By then, Americans romanticized nature and their place in it. They treated cemeteries like public parks and would actually picnic in them. In the 1850s, 500,000 people a year visited Green-Wood.

Admiring the architecture was part of the attraction. If they were around today, those old Victorians would no doubt approve of the creeping return of individualism to tombstone design. Lasers allow photographic likenesses to be etched in granite.

Technology has brought a whole new dimension to remembering a life lost.

"I wanted it to be everything about her — everything," said Jackie Sund, whose daughter Cassie, died in a car accident after her 18th birthday. "I wanted you to be able to look at it, and you know, how loved she was, and what — the kind of person she was."

Cassie is buried in Lake City, Fla. Sund had pictures of her daughter laser-etched on the gravestone, which is exactly Cassie's height, 4 "11'. But that's not all: For $2,000, she had a waterproof, solar-powered video player, called a Vidstone, installed.

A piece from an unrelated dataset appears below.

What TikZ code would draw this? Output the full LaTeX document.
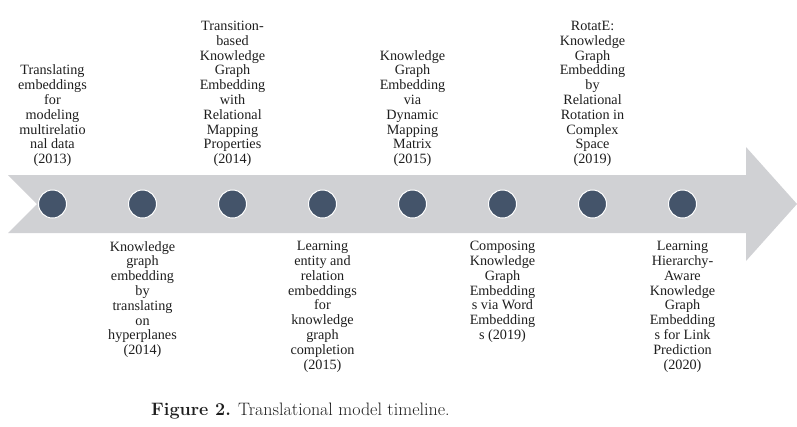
\documentclass[tikz,border=0pt]{standalone}
\usepackage{fontspec}
\newfontfamily\tnr{Liberation Serif}
\definecolor{bandgray}{HTML}{D0D1D4}
\definecolor{dotslate}{HTML}{44546A}
\definecolor{inkgray}{HTML}{1E1E1E}
\begin{document}
\begin{tikzpicture}[x=1pt,y=-1pt,
  event/.style={circle,fill=dotslate,draw=white,line width=1pt,minimum size=28pt,inner sep=0pt},
  paper/.style={align=center,inner sep=0pt,text=inkgray,font=\tnr\fontsize{14.2}{14.8}\selectfont},
  above paper/.style={paper,anchor=south},
  below paper/.style={paper,anchor=north}]
  \useasboundingbox (0,0) rectangle (797,426);
  % timeline band with notched tail and arrow head
  \fill[bandgray] (8,175) -- (746,175) -- (746,147) -- (797,204) -- (746,261)
    -- (746,233) -- (8,233) -- (37,204) -- cycle;
  % milestones
  \foreach \i in {1,...,8} {
    \node[event] (e\i) at ({52.5+90*(\i-1)},204) {};
  }
  % papers above the band
  \node[above paper] (p1) at (52.5,167) {Translating\\embeddings\\for\\modeling\\multirelatio\\nal data\\(2013)};
  \node[above paper] (p3) at (232.5,167) {Transition-\\based\\Knowledge\\Graph\\Embedding\\with\\Relational\\Mapping\\Properties\\(2014)};
  \node[above paper] (p5) at (412.5,167) {Knowledge\\Graph\\Embedding\\via\\Dynamic\\Mapping\\Matrix\\(2015)};
  \node[above paper] (p7) at (592.5,167) {RotatE:\\Knowledge\\Graph\\Embedding\\by\\Relational\\Rotation in\\Complex\\Space\\(2019)};
  % papers below the band
  \node[below paper] (p2) at (142.5,241) {Knowledge\\graph\\embedding\\by\\translating\\on\\hyperplanes\\(2014)};
  \node[below paper] (p4) at (322.5,241) {Learning\\entity and\\relation\\embeddings\\for\\knowledge\\graph\\completion\\(2015)};
  \node[below paper] (p6) at (502.5,241) {Composing\\Knowledge\\Graph\\Embedding\\s via Word\\Embedding\\s (2019)};
  \node[below paper] (p8) at (682.5,241) {Learning\\Hierarchy-\\Aware\\Knowledge\\Graph\\Embedding\\s for Link\\Prediction\\(2020)};
  % caption
  \node[anchor=base west,inner sep=0pt,text=inkgray,font=\fontsize{18}{20}\selectfont] (cap) at (151,415)
    {\textbf{Figure 2.} Translational model timeline.};
\end{tikzpicture}
\end{document}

"People that don't even know Cassie, they can open it up, and kinda walk away knowing a little bit about her," Sund said.

For Richman the simple slate stone in Green-wood cemetery that he designed for his wife and which will one day be his, too, is an intensely personal statement.

"We have an angel here. My wife would wear an angel pin, and so that's a tribute to her," he said. "One of the Victorian symbols that you see through the cemetery is the globe, which is a symbol for eternity. It has no beginning and no end, and so I wanted to incorporate that here."

Richman's stone was made by Karin Sprague, one of the few remaining hand-carvers of tombstones. Her Rhode Island workshop is filled with its own kind of music.

"My work is really listening and who was this person we're gonna remember and what did they love, and what they were thy passionate about," she said. "How did they spend this short time on earth?"

A woman remembered for her needlepoint, a man who loved nature — Sprague and her assistants try to commit to stone the essence of a person.

"Our soul is in this," Sprague said. "Our breath is in this. There are no two letters the same because they're drawn by hand. That's not computer generated. This is real; I mean I think people are hungry for real."